Genetics of type 2 diabetes: pathophysiologic and clinical relevance
Article first published online: 30 DEC 2010
© 2010 The Authors. European Journal of Clinical Investigation © 2010 Stichting European Society for Clinical Investigation Journal Foundation
European Journal of Clinical Investigation
Volume 41, Issue 6, pages 679–692, June 2011
How to Cite
Herder, C. and Roden, M. (2011), Genetics of type 2 diabetes: pathophysiologic and clinical relevance. European Journal of Clinical Investigation, 41: 679–692. doi: 10.1111/j.1365-2362.2010.02454.x
- Issue published online: 3 MAY 2011
- Article first published online: 30 DEC 2010
- Received 30 September 2010; accepted 30 November 2010
- insulin action;
- insulin secretion;
- type 2 diabetes
Eur J Clin Invest 2011; 41 (6): 679–692
Background Recent genome-wide association studies enlarged our knowledge about the genetic background of type 2 diabetes.
Aims This review provides an overview of the role of these novel genetic findings for the pathophysiology, prediction and treatment of type 2 diabetes.
Results The genetic susceptibility to type 2 diabetes appears to be determined by many common variants in multiple gene loci with low effect sizes.
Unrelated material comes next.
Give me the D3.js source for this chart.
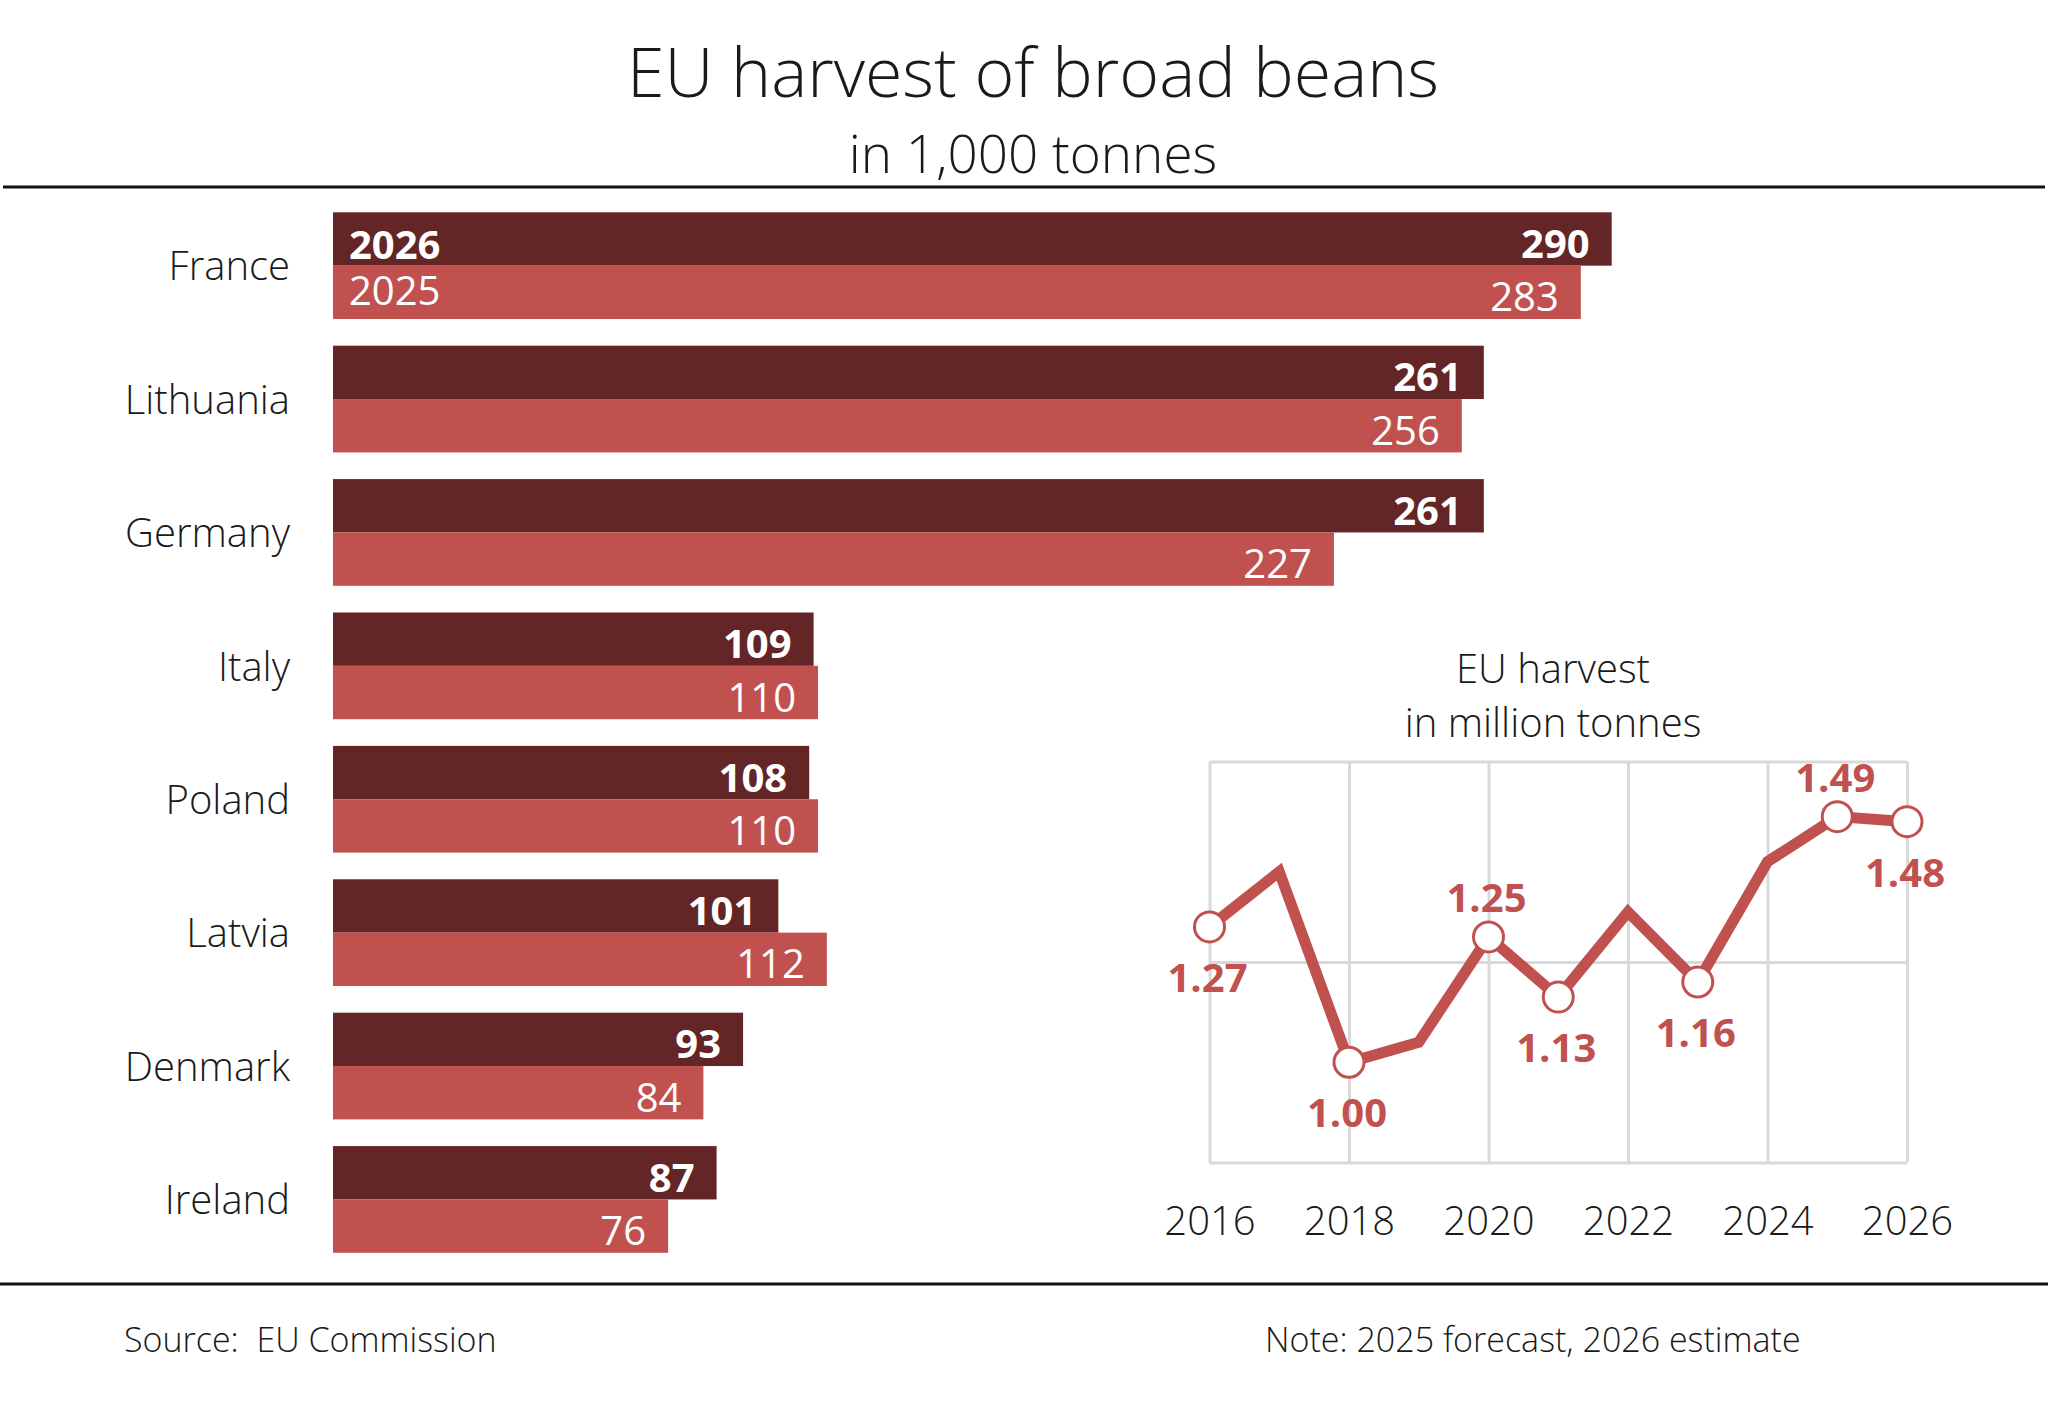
<!DOCTYPE html>
<html>
<head>
<meta charset="utf-8">
<script src="https://cdn.jsdelivr.net/npm/d3@7"></script>
<style>
  html, body { margin: 0; padding: 0; background: #fff; }
  svg { display: block; font-family: "Open Sans", sans-serif; }
  .domain { display: none; }
</style>
</head>
<body>
<svg id="chart" width="2048" height="1402"></svg>
<script>
// bar chart data (1,000 tonnes)
const countries = ["France", "Lithuania", "Germany", "Italy", "Poland", "Latvia", "Denmark", "Ireland"];
const years = ["2026", "2025"];
const values2026 = [290, 261, 261, 109, 108, 101, 93, 87];
const values2025 = [283, 256, 227, 110, 110, 112, 84, 76];

// EU total (million tonnes)
const euYears = [2016, 2017, 2018, 2019, 2020, 2021, 2022, 2023, 2024, 2025, 2026];
const euValues = [1.27, 1.38, 1.00, 1.04, 1.25, 1.13, 1.30, 1.16, 1.40, 1.49, 1.48];
const euLabelled = [2016, 2018, 2020, 2021, 2023, 2025, 2026];
const euLabelSide = ["below", "below", "above", "below", "below", "above", "below"];
const yearTicks = [2016, 2018, 2020, 2022, 2024, 2026];
const gridValues = [0.8, 1.2, 1.6];

const dark = "#632526", light = "#c0514f", ink = "#1a1a1a";

const svg = d3.select("#chart");

// header
svg.append("text")
    .attr("x", 1033).attr("y", 97)
    .attr("text-anchor", "middle")
    .attr("font-size", 68).attr("font-weight", 300)
    .attr("fill", ink)
    .text("EU harvest of broad beans");
svg.append("text")
    .attr("x", 1033).attr("y", 173)
    .attr("text-anchor", "middle")
    .attr("font-size", 53).attr("font-weight", 300)
    .attr("fill", ink)
    .text("in 1,000 tonnes");

svg.append("line")
    .attr("x1", 3).attr("x2", 2045)
    .attr("y1", 187).attr("y2", 187)
    .attr("stroke", "#111").attr("stroke-width", 3);
svg.append("line")
    .attr("x1", 0).attr("x2", 2048)
    .attr("y1", 1284).attr("y2", 1284)
    .attr("stroke", "#111").attr("stroke-width", 3);

// ---- bars ----
const rows = countries.map((c, i) => ({ country: c, "2026": values2026[i], "2025": values2025[i] }));

const x = d3.scaleLinear().domain([0, 290]).range([333, 1611.7]);
const y = d3.scaleBand().domain(countries).range([212.3, 1252.8]).paddingInner(0.2).paddingOuter(0);
const yy = d3.scaleBand().domain(years).range([0, y.bandwidth()]);
const fill = d3.scaleOrdinal().domain(years).range([dark, light]);

svg.append("g")
    .attr("transform", "translate(333,2)")
    .call(d3.axisLeft(y).tickSize(0).tickPadding(43))
    .call(g => g.selectAll("text")
        .attr("font-size", 40).attr("font-weight", 300)
        .attr("font-family", "Open Sans, sans-serif")
        .attr("fill", ink));

const group = svg.append("g").selectAll("g")
    .data(rows)
    .join("g")
    .attr("transform", d => `translate(0,${y(d.country)})`);

const cells = group.selectAll("g")
    .data((d, i) => years.map(k => ({ key: k, value: d[k], first: i === 0 })))
    .join("g");

cells.append("rect")
    .attr("x", x(0))
    .attr("y", d => yy(d.key))
    .attr("width", d => x(d.value) - x(0))
    .attr("height", yy.bandwidth())
    .attr("fill", d => fill(d.key));

cells.append("text")
    .attr("x", d => x(d.value) - 22)
    .attr("y", d => yy(d.key) + yy.bandwidth() / 2 + 19)
    .attr("text-anchor", "end")
    .attr("font-size", 40)
    .attr("font-weight", d => d.key === "2026" ? 700 : 400)
    .attr("fill", "#fff")
    .text(d => d.value);

cells.filter(d => d.first).append("text")
    .attr("x", x(0) + 16)
    .attr("y", d => yy(d.key) + yy.bandwidth() / 2 + (d.key === "2026" ? 20 : 13))
    .attr("font-size", 40)
    .attr("font-weight", d => d.key === "2026" ? 700 : 400)
    .attr("fill", "#fff")
    .text(d => d.key);

// ---- EU total inset ----
const lx = d3.scaleLinear().domain([2016, 2026]).range([1209.5, 1907]);
const ly = d3.scaleLinear().domain([0.8, 1.6]).range([1162.5, 761.5]);

svg.append("text")
    .attr("x", 1553).attr("y", 683)
    .attr("text-anchor", "middle")
    .attr("font-size", 40).attr("font-weight", 300).attr("fill", ink)
    .text("EU harvest");
svg.append("text")
    .attr("x", 1553).attr("y", 737)
    .attr("text-anchor", "middle")
    .attr("font-size", 40).attr("font-weight", 300).attr("fill", ink)
    .text("in million tonnes");

svg.append("g")
    .attr("transform", "translate(1209.5,0)")
    .call(d3.axisLeft(ly).tickValues(gridValues).tickSize(-(1907 - 1209.5)).tickFormat(""))
    .call(g => g.selectAll("line").attr("stroke", "#d9d9d9").attr("stroke-width", 3));

svg.append("g")
    .attr("transform", "translate(0,1162.5)")
    .call(d3.axisBottom(lx).tickValues(yearTicks).tickSize(-(1162.5 - 761.5)).tickFormat(d3.format("d")))
    .call(g => g.selectAll("line").attr("stroke", "#d9d9d9").attr("stroke-width", 3))
    .call(g => g.selectAll("text")
        .attr("y", 72).attr("dy", null)
        .attr("font-size", 40).attr("font-weight", 300)
        .attr("font-family", "Open Sans, sans-serif")
        .attr("fill", ink));

const eu = euYears.map((yr, i) => ({ year: yr, value: euValues[i] }));

svg.append("path")
    .datum(eu)
    .attr("fill", "none")
    .attr("stroke", light)
    .attr("stroke-width", 11)
    .attr("stroke-linejoin", "miter")
    .attr("d", d3.line().x(d => lx(d.year)).y(d => ly(d.value)));

const marked = eu.filter(d => euLabelled.includes(d.year))
    .map(d => ({ ...d, side: euLabelSide[euLabelled.indexOf(d.year)] }));

svg.append("g").selectAll("circle")
    .data(marked)
    .join("circle")
    .attr("cx", d => lx(d.year))
    .attr("cy", d => ly(d.value))
    .attr("r", 15)
    .attr("fill", "#fff")
    .attr("stroke", light)
    .attr("stroke-width", 3);

svg.append("g").selectAll("text")
    .data(marked)
    .join("text")
    .attr("x", d => lx(d.year) - 2)
    .attr("y", d => ly(d.value) + (d.side === "above" ? -25 : 65))
    .attr("text-anchor", "middle")
    .attr("font-size", 40)
    .attr("font-weight", 700)
    .attr("fill", light)
    .text(d => d3.format(".2f")(d.value));

// footer
svg.append("text")
    .attr("x", 124).attr("y", 1352)
    .attr("font-size", 34).attr("font-weight", 300).attr("fill", ink)
    .attr("xml:space", "preserve")
    .text("Source:  EU Commission");
svg.append("text")
    .attr("x", 1265).attr("y", 1352)
    .attr("font-size", 34).attr("font-weight", 300).attr("fill", ink)
    .text("Note: 2025 forecast, 2026 estimate");
</script>
</body>
</html>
Although at least 36 diabetes-associated genes were identified, only about 10% of the heritability of type 2 diabetes can be explained. Most of the discovered gene variants have been linked to beta-cell dysfunction rather than insulin resistance, which might challenge established thinking of type 2 diabetes as a predominant disorder of insulin action. Genetic data can lead to statistically significant, but not to clinically relevant contributions to risk prediction for type 2 diabetes. Nevertheless, preliminary evidence suggests interactions between genotypes and response to lifestyle changes or drug treatment.
Conclusions Future studies need to target the issue of hidden heritability and to detect the causal gene variants within the identified gene loci. Improved understanding of the genetic contribution to type 2 diabetes may then help addressing the questions whether genotyping is useful to predict individual diabetes risk, identifies individual responsiveness to preventive and therapeutic interventions or at least allows for breaking down type 2 diabetes into smaller, clinically meaningful subtypes.